No matter how much I give away though, there always seems to be old bread leftover in our kitchen. Lovely Clare asked me recently what I did with it all. The answer is that most of it gets dried – my boys have a great love for “crunchy bread” and snack on it like crisps.

My drying procedure is to slice up stale sourdough and bake it on parchment-lined trays in a 100C oven (non fan forced) for two to three hours. Often I’ll set the timer and go to bed, and Big Boy will turn the heat off for me when it’s ready. The bread then stays in the oven until the following morning. And in case you’re wondering, my electrical engineer husband assures me that this is quite an economical use of the oven (particularly in winter, when it helps to heat the kitchen and dining room as well).

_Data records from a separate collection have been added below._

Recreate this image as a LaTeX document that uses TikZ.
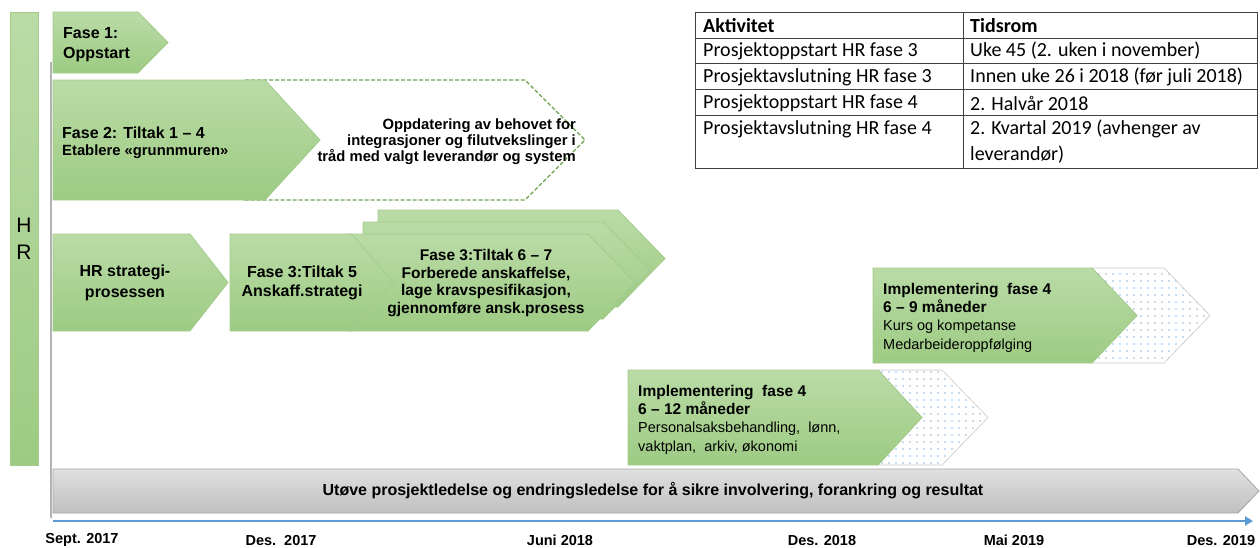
\documentclass[tikz,border=0pt]{standalone}
\usepackage{fontspec}
\setmainfont{Liberation Sans}
\newfontfamily\calfont{Carlito}
\usetikzlibrary{patterns.meta,arrows.meta}
\definecolor{gtop}{HTML}{BADBA6}
\definecolor{gbot}{HTML}{9DCB83}
\definecolor{gline}{HTML}{A3CB8C}
\definecolor{gdash}{HTML}{6FA050}
\definecolor{dotblue}{HTML}{8FB8E3}
\definecolor{greyb}{HTML}{A6A6A6}
\definecolor{axisblue}{HTML}{5B9BD5}
\definecolor{tblline}{HTML}{404040}
\newcommand\chevpath[6][]{%
  \path[#1] (#2,#3) -- (#5,#3) -- (#6,{(#3+#4)/2}) -- (#5,#4) -- (#2,#4) -- cycle;}
\begin{document}
\begin{tikzpicture}[x=1pt,y=-1pt,
  greenbox/.style={top color=gtop,bottom color=gbot,draw=gline,line width=0.8pt},
  dotbox/.style={preaction={fill=white},draw=black!22,line width=0.6pt,
    pattern={Dots[distance=7pt,radius=0.85pt]},pattern color=dotblue},
  dashbox/.style={draw=gdash,line width=1.1pt,dash pattern=on 4pt off 2pt,fill=white},
  greybox/.style={top color=black!12,bottom color=black!25,draw=greyb,line width=0.8pt},
  bl/.style={font=\bfseries\fontsize{16}{20}\selectfont,inner sep=0pt},
  nl/.style={font=\fontsize{14.5}{18.5}\selectfont,inner sep=0pt,align=left},
  tb/.style={font=\calfont\fontsize{20}{24}\selectfont,inner sep=0pt,anchor=west},
  ax/.style={font=\bfseries\fontsize{14.5}{16}\selectfont,inner sep=0pt}]
\useasboundingbox (0,0) rectangle (1260,547);

% HR bar
\path[greenbox] (10,12) rectangle (38,465);
\node[font=\fontsize{21}{22}\selectfont,inner sep=0pt] (hrH) at (24,225) {H};
\node[font=\fontsize{21}{22}\selectfont,inner sep=0pt] (hrR) at (24,252) {R};

% vertical time line
\coordinate (v0) at (51,62);
\coordinate (v1) at (51,518);
\draw[black!30,line width=1.2pt] (v0) -- (v1);

% Fase 1
\chevpath[greenbox]{53}{12}{73}{138}{168}
\node[bl,anchor=west,align=left] (f1) at (63,45) {Fase 1:\\Oppstart};

% dashed extension of Fase 2
\chevpath[dashbox]{245}{80}{200}{525}{585}
\node[bl,anchor=east,align=right,font=\bfseries\fontsize{14.8}{16}\selectfont] (upd) at (576,142)
  {Oppdatering av behovet for\\integrasjoner og filutvekslinger i\\tråd med valgt leverandør og system};

% Fase 2
\chevpath[greenbox]{53}{80}{200}{265}{320}
\node[bl,anchor=west] (f2a) at (62,133) {Fase 2: Tiltak 1 – 4};
\node[bl,anchor=west,font=\bfseries\fontsize{14.8}{16}\selectfont] (f2b) at (62,152) {Etablere «grunnmuren»};

% HR strategi
\chevpath[greenbox]{53}{234}{331}{190}{228}
\node[bl,align=center,font=\bfseries\fontsize{16}{21}\selectfont] (hrs) at (125,283) {HR strategi-\\prosessen};

% Fase 3 Tiltak 6-7 (stacked)
\chevpath[greenbox]{378}{210}{307}{618}{665}
\chevpath[greenbox]{363}{222}{319}{603}{650}
\chevpath[greenbox]{348}{234}{331}{588}{635}
% Fase 3 Tiltak 5
\chevpath[greenbox]{230}{234}{331}{352}{393}
\node[bl,align=center,font=\bfseries\fontsize{16}{19}\selectfont] (t5) at (302,283) {Fase 3:Tiltak 5\\Anskaff.strategi};
\node[bl,align=center,font=\bfseries\fontsize{15.5}{17.8}\selectfont] (t67) at (486,283)
  {Fase 3:Tiltak 6 – 7\\Forberede anskaffelse,\\lage kravspesifikasjon,\\gjennomføre ansk.prosess};

% Implementering fase 4 (upper)
\path[dotbox] (1092,268) -- (1164,268) -- (1210,315.5) -- (1164,363) -- (1092,363) -- (1137,315.5) -- cycle;
\chevpath[greenbox]{873}{268}{363}{1092}{1137}
\node[bl,anchor=west,align=left,font=\bfseries\fontsize{15.5}{18.5}\selectfont] (i1a) at (883,298) {Implementering\ \ fase 4\\6 – 9 måneder};
\node[nl,anchor=west] (i1b) at (883,336) {Kurs og kompetanse\\Medarbeideroppfølging};

% Implementering fase 4 (lower)
\path[dotbox] (878,370) -- (942,370) -- (988,417.5) -- (942,465) -- (878,465) -- (922,417.5) -- cycle;
\chevpath[greenbox]{628}{370}{465}{878}{922}
\node[bl,anchor=west,align=left,font=\bfseries\fontsize{15.5}{18.5}\selectfont] (i2a) at (638,400) {Implementering\ \ fase 4\\6 – 12 måneder};
\node[nl,anchor=west] (i2b) at (638,438) {Personalsaksbehandling,\ \ lønn,\\vaktplan,\ \ arkiv, økonomi};

% bottom grey arrow
\chevpath[greybox]{53}{469}{513}{1238}{1259}
\node[bl] (lead) at (653,491)
  {Utøve prosjektledelse og endringsledelse for å sikre involvering, forankring og resultat};

% blue time axis
\coordinate (ax0) at (53,521);
\coordinate (ax1) at (1253,521);
\draw[axisblue,line width=2.6pt,-{Triangle[length=8pt,width=9pt]}] (ax0) -- (ax1);

% axis labels
\node[ax] (d1) at (82,540) {Sept. 2017};
\node[ax] (d2) at (281,540) {Des.\ \ 2017};
\node[ax] (d3) at (560,540) {Juni 2018};
\node[ax] (d4) at (822,540) {Des. 2018};
\node[ax] (d5) at (1014,540) {Mai 2019};
\node[ax] (d6) at (1221,540) {Des. 2019};

% table
\draw[tblline,line width=1pt] (695,12) rectangle (1257,168);
\foreach \yy in {38,63,89,115} \draw[tblline,line width=0.8pt] (695,\yy) -- (1257,\yy);
\draw[tblline,line width=0.8pt] (963,12) -- (963,168);
\node[tb,font=\calfont\bfseries\fontsize{20}{24}\selectfont] (h1) at (703,26) {Aktivitet};
\node[tb,font=\calfont\bfseries\fontsize{20}{24}\selectfont] (h2) at (970,26) {Tidsrom};
\node[tb] (a1) at (703,51) {Prosjektoppstart HR fase 3};
\node[tb] (b1) at (970,51) {Uke 45 (2. uken i november)};
\node[tb] (a2) at (703,77) {Prosjektavslutning HR fase 3};
\node[tb] (b2) at (970,77) {Innen uke 26 i 2018 (før juli 2018)};
\node[tb] (a3) at (703,103) {Prosjektoppstart HR fase 4};
\node[tb] (b3) at (970,103) {2. Halvår 2018};
\node[tb] (a4) at (703,129) {Prosjektavslutning HR fase 4};
\node[tb] (b4) at (970,129) {2. Kvartal 2019 (avhenger av};
\node[tb] (b5) at (970,155) {leverandør)};
\end{tikzpicture}
\end{document}
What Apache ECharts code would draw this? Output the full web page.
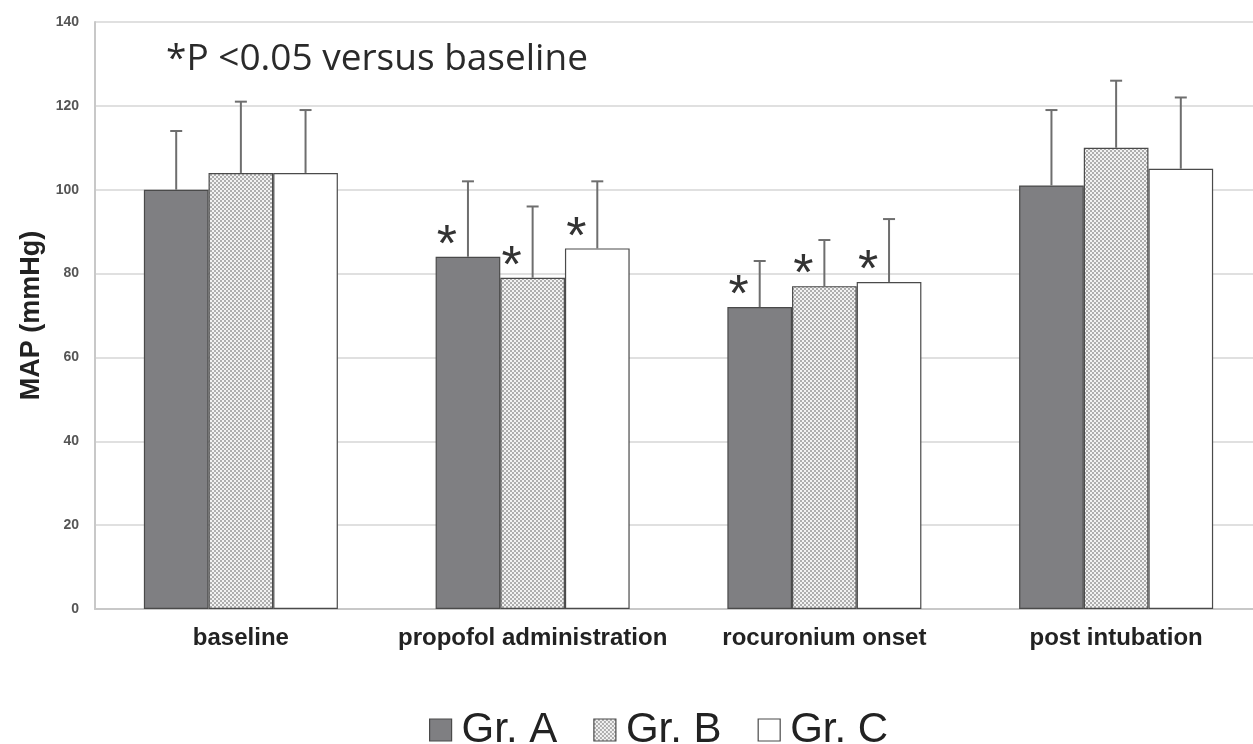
<!DOCTYPE html>
<html><head><meta charset="utf-8">
<script src="https://cdn.jsdelivr.net/npm/echarts@6/dist/echarts.min.js"></script>
<style>html,body{margin:0;padding:0;background:#fff;overflow:hidden;width:1253px;height:744px}#c{width:1262px;height:744px}</style>
</head><body><div id="c"></div>
<script>
const categories = ['baseline', 'propofol administration', 'rocuronium onset', 'post intubation'];
const groupNames = ['Gr. A', 'Gr. B', 'Gr. C'];
const grA = [100, 84, 72, 101];
const grB = [104, 79, 77, 110];
const grC = [104, 86, 78, 105];
const errA = [14, 18, 11, 18];
const errB = [17, 17, 11, 16];
const errC = [15, 16, 15, 17];
const sigA = [false, true, true, false];
const sigB = [false, true, true, false];
const sigC = [false, true, true, false];
const yTicks = [0, 20, 40, 60, 80, 100, 120, 140];

const values = [grA, grB, grC];
const errs = [errA, errB, errC];
const sigs = [sigA, sigB, sigC];

// dotted checker pattern for Gr. B
const pc = document.createElement('canvas');
pc.width = 4; pc.height = 4;
const pctx = pc.getContext('2d');
pctx.fillStyle = '#f2f2f2'; pctx.fillRect(0, 0, 4, 4);
pctx.fillStyle = '#aeaeae';
pctx.fillRect(0, 0, 2, 2); pctx.fillRect(2, 2, 2, 2);
const patternB = { image: pc, repeat: 'repeat' };

const fills = ['#7f7f82', patternB, '#ffffff'];
const catGap = 0.335;

const chart = echarts.init(document.getElementById('c'));
const series = [];
groupNames.forEach((name, i) => {
  series.push({
    name: name,
    type: 'bar',
    data: values[i],
    barGap: '0%',
    barCategoryGap: (catGap * 100) + '%',
    itemStyle: { color: fills[i], borderColor: '#4a4a4a', borderWidth: 1.2 },
    emphasis: { disabled: true },
    z: 2
  });
});
groupNames.forEach((name, i) => {
  series.push({
    name: name + ' err',
    type: 'custom',
    data: values[i].map((v, k) => [k, v, errs[i][k], sigs[i][k] ? 1 : 0]),
    encode: { x: 0, y: 1 },
    z: 3,
    silent: true,
    renderItem: function (params, api) {
      const k = api.value(0), v = api.value(1), e = api.value(2), s = api.value(3);
      const band = api.size([1, 0])[0];
      const bw = band * (1 - catGap) / 3;
      const center = api.coord([k, v]);
      const x = center[0] + (i - 1) * bw;
      const yTop = api.coord([k, v + e])[1];
      const yBar = center[1];
      const children = [
        { type: 'line', shape: { x1: x, y1: yBar, x2: x, y2: yTop }, style: { stroke: '#6e6e6e', lineWidth: 2 } },
        { type: 'line', shape: { x1: x - 6, y1: yTop, x2: x + 6, y2: yTop }, style: { stroke: '#6e6e6e', lineWidth: 2 } }
      ];
      if (s) {
        children.push({
          type: 'text',
          style: {
            text: '*', x: x - 21, y: yBar + 16, align: 'center', verticalAlign: 'bottom',
            font: '52px "Liberation Sans", Arial, sans-serif', fill: '#333'
          }
        });
      }
      return { type: 'group', children: children };
    }
  });
});

chart.setOption({
  animation: false,
  backgroundColor: '#fff',
  grid: { left: 95, right: 0, top: 22, bottom: 135, containLabel: false },
  title: {
    text: '*P <0.05 versus baseline',
    left: 161, top: 36,
    textStyle: { fontFamily: '"Open Sans", "Noto Sans", sans-serif', fontSize: 37, fontWeight: 'normal', color: '#2a2a2a' }
  },
  legend: {
    data: groupNames,
    bottom: -12, left: 424,
    itemWidth: 22, itemHeight: 22, itemGap: 36,
    icon: 'rect',
    textStyle: { fontFamily: '"Liberation Sans", Arial, sans-serif', fontSize: 42, color: '#222', padding: [0, 0, 0, 5] },
    itemStyle: { borderColor: '#4a4a4a', borderWidth: 1.2 }
  },
  xAxis: {
    type: 'category',
    data: categories,
    axisLine: { lineStyle: { color: '#c8c8c8', width: 2 } },
    axisTick: { show: false },
    axisLabel: { interval: 0, fontFamily: '"Liberation Sans", Arial, sans-serif', fontWeight: 'bold', fontSize: 24, color: '#222', margin: 17 }
  },
  yAxis: {
    type: 'value',
    min: 0, max: 140, interval: 20,
    name: 'MAP (mmHg)',
    nameLocation: 'middle',
    nameGap: 43,
    nameTextStyle: { fontFamily: '"Liberation Sans", Arial, sans-serif', fontWeight: 'bold', fontSize: 27, color: '#222' },
    axisLine: { show: true, lineStyle: { color: '#c8c8c8', width: 2 } },
    axisTick: { show: false },
    splitLine: { lineStyle: { color: '#d6d6d6', width: 1.5 } },
    axisLabel: { fontFamily: '"Liberation Sans", Arial, sans-serif', fontWeight: 'bold', fontSize: 14, color: '#555', margin: 16,
      formatter: v => yTicks.includes(v) ? String(v) : '' }
  },
  series: series
});
</script></body></html>
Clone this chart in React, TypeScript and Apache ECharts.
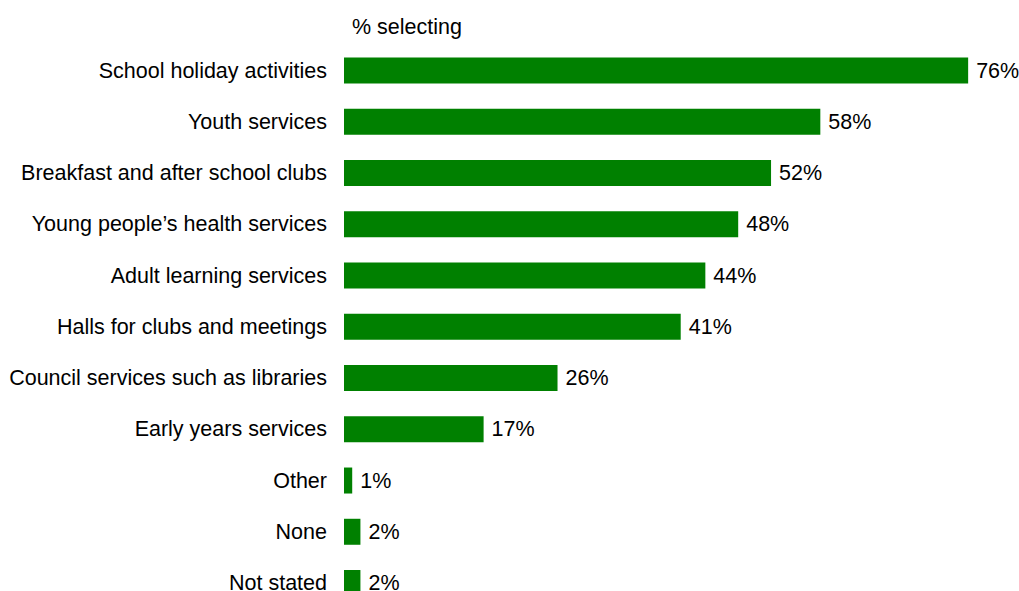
import React, { useEffect, useRef } from "react";
import * as echarts from "echarts";

const categories = [
  "School holiday activities",
  "Youth services",
  "Breakfast and after school clubs",
  "Young people\u2019s health services",
  "Adult learning services",
  "Halls for clubs and meetings",
  "Council services such as libraries",
  "Early years services",
  "Other",
  "None",
  "Not stated",
];
const values = [76, 58, 52, 48, 44, 41, 26, 17, 1, 2, 2];
const axisTitle = "% selecting";

export default function App() {
  const ref = useRef<HTMLDivElement>(null);
  useEffect(() => {
    if (!ref.current) return;
    const chart = echarts.init(ref.current, null, { renderer: "svg" });
    const font = "Liberation Sans, Arial, sans-serif";
    const fs = 21.5;
    chart.setOption({
      animation: false,
      graphic: [
        {
          type: "text",
          left: 352,
          top: 16,
          style: { text: axisTitle, font: `${fs}px ${font}`, fill: "#000" },
        },
      ],
      grid: { left: 344, top: 44.9, width: 657, height: 563.75 },
      xAxis: {
        type: "value",
        min: 0,
        max: 80,
        show: false,
      },
      yAxis: {
        type: "category",
        data: categories,
        inverse: true,
        axisLine: { show: false },
        axisTick: { show: false },
        axisLabel: {
          margin: 17,
          fontSize: fs,
          lineHeight: 16,
          fontFamily: font,
          color: "#000",
        },
      },
      series: [
        {
          type: "bar",
          data: values,
          barWidth: 26,
          itemStyle: { color: "#008000" },
          label: {
            show: true,
            position: "right",
            distance: 8,
            formatter: "{c}%",
            fontSize: fs,
            lineHeight: 16,
            fontFamily: font,
            color: "#000",
          },
        },
      ],
    });
    return () => chart.dispose();
  }, []);
  return (
    <div
      ref={ref}
      style={{ position: "fixed", left: 0, top: 0, width: 1019, height: 620, background: "#fff" }}
    />
  );
}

The little baguette crisps are perfect for topping with paté or tapenade. Dried focaccia tends to taste fried because of the higher oil content, and both my sons find it irresistible. Any excess dried bread is blitzed in the food processor to form fine bread crumbs, which are then used to coat flathead fillets on fish and chip nights.

Last night, a handful of the breadcrumbs went into meatballs – these were baked in a chipotle chilli and tomato sauce until tender, then sandwiched in sourdough baguettes with wilted spinach and provolone cheese. After assembling, the rolls were wrapped in foil and heated in the oven to melt the cheese and toast the baguettes. With the addition of another 1998 shiraz uncovered in the recent cellar tidy up, we feasted like royalty!
Dried bread is now as much a staple in our house as fresh sourdough. As long as the slices are bone dry, they’ll store for ages in airtight containers, providing a wonderful alternative to bought crackers. It’s also the perfect thing to make from failed bread experiments – I once made a whole container of nut flavoured crackers from a heavier than expected loaf of walnut bread. It was the perfect accompaniment to cheese.
Best of all, I can continue to bake like a crazy women, knowing that none of the bread will ever get wasted!